Home Field advantage in the Big 12

I've noticed a couple things since everybody's decided that WVU's win at Texas is the best thing since sliced bread.

First of all, home field advantage in the Big 12 has been pretty much nonexistent this year. Through 9 conference games home teams are 2-7, and if you take out the 2 games involving KU (on the basis that they're going to lose wherever they play) the record drops to 1-6. That's probably not going to get much better this week either. Since Baylor is the only home team expected to win Saturday.

The other thing I got curious about was if there was a fairly simple way to quantify different teams home field advantage. I think a lot of people kinda feel that Texas doesn't do much better in Austin than elsewhere, so I wanted to see if I could find some numbers to back that up. So I went over here and started digging through their records to see what I could find out.

I concentrated on current Big 12 teams during the Big 12 era (1996-2011) because that was mostly who I was interested in and it seemed like enough games to give meaningful results. I also only used records against opponents who had gotten at least one win, to filter out scrubs that gotten paid to come in and take a beating.

Anyway, here's what I got for the 8 teams that were in the Big 12 in 1996 and are still here:

		Home		Road
record win% record win%
Texas 43-17 .717 40-18 .690
Oklahoma 50-13 .793 36-28 .563
Kansas 31-44 .413 11-61 .153
Kansas St. 50-23 .685 31-38 .449
Iowa St. 43-47 .478 18-65 .217
Baylor 23-54 .299 9-69 .115
Oklahoma St. 45-31 .592 31-44 .413
Texas Tech 50-24 .676 33-44 .429

And here they are listed by the difference between their home and road winning percentages:

Iowa St.	.261
Kansas .260
Texas Tech .247
Kansas St. .236
Oklahoma .230
Baylor .184
Oklahoma St. .179
Texas .027

First of all, Texas appears to have almost no home field advantage, certainly not compared to anybody else. I'm actually a little surprised by that. I expected it to be on the low end, but not come out with basically zero.

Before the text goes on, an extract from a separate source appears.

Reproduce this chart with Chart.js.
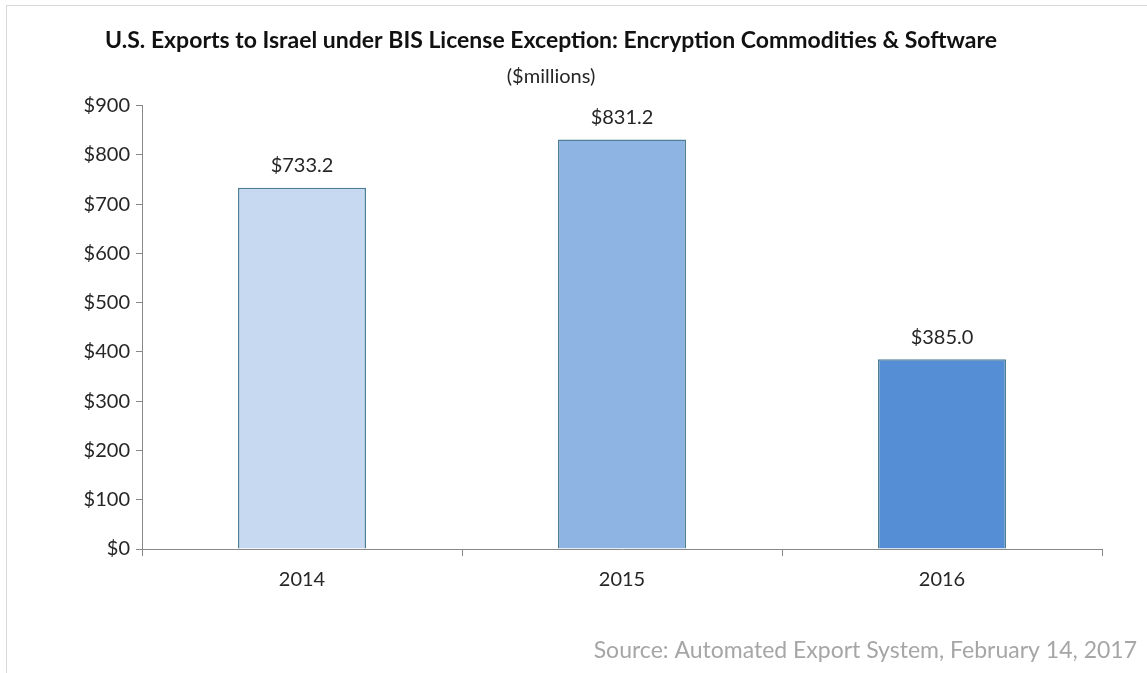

It's a bit of a surprise to see ISU and KU on top of the list, but I would guess that comes from them being more likely than other's to have a loss to their patsies.

I'd guess Baylor's at the bottom because their home record is so bad it's tough for their road record to be much worse.

I'm not really sure what's up with OSU.

Anyway, other than having some definite proof that the Longhorns don't actually have a home field advantage, I'm not really sure what this all means. It just seemed a bit of a waste not to share it after I'd put in the work to figure it all out.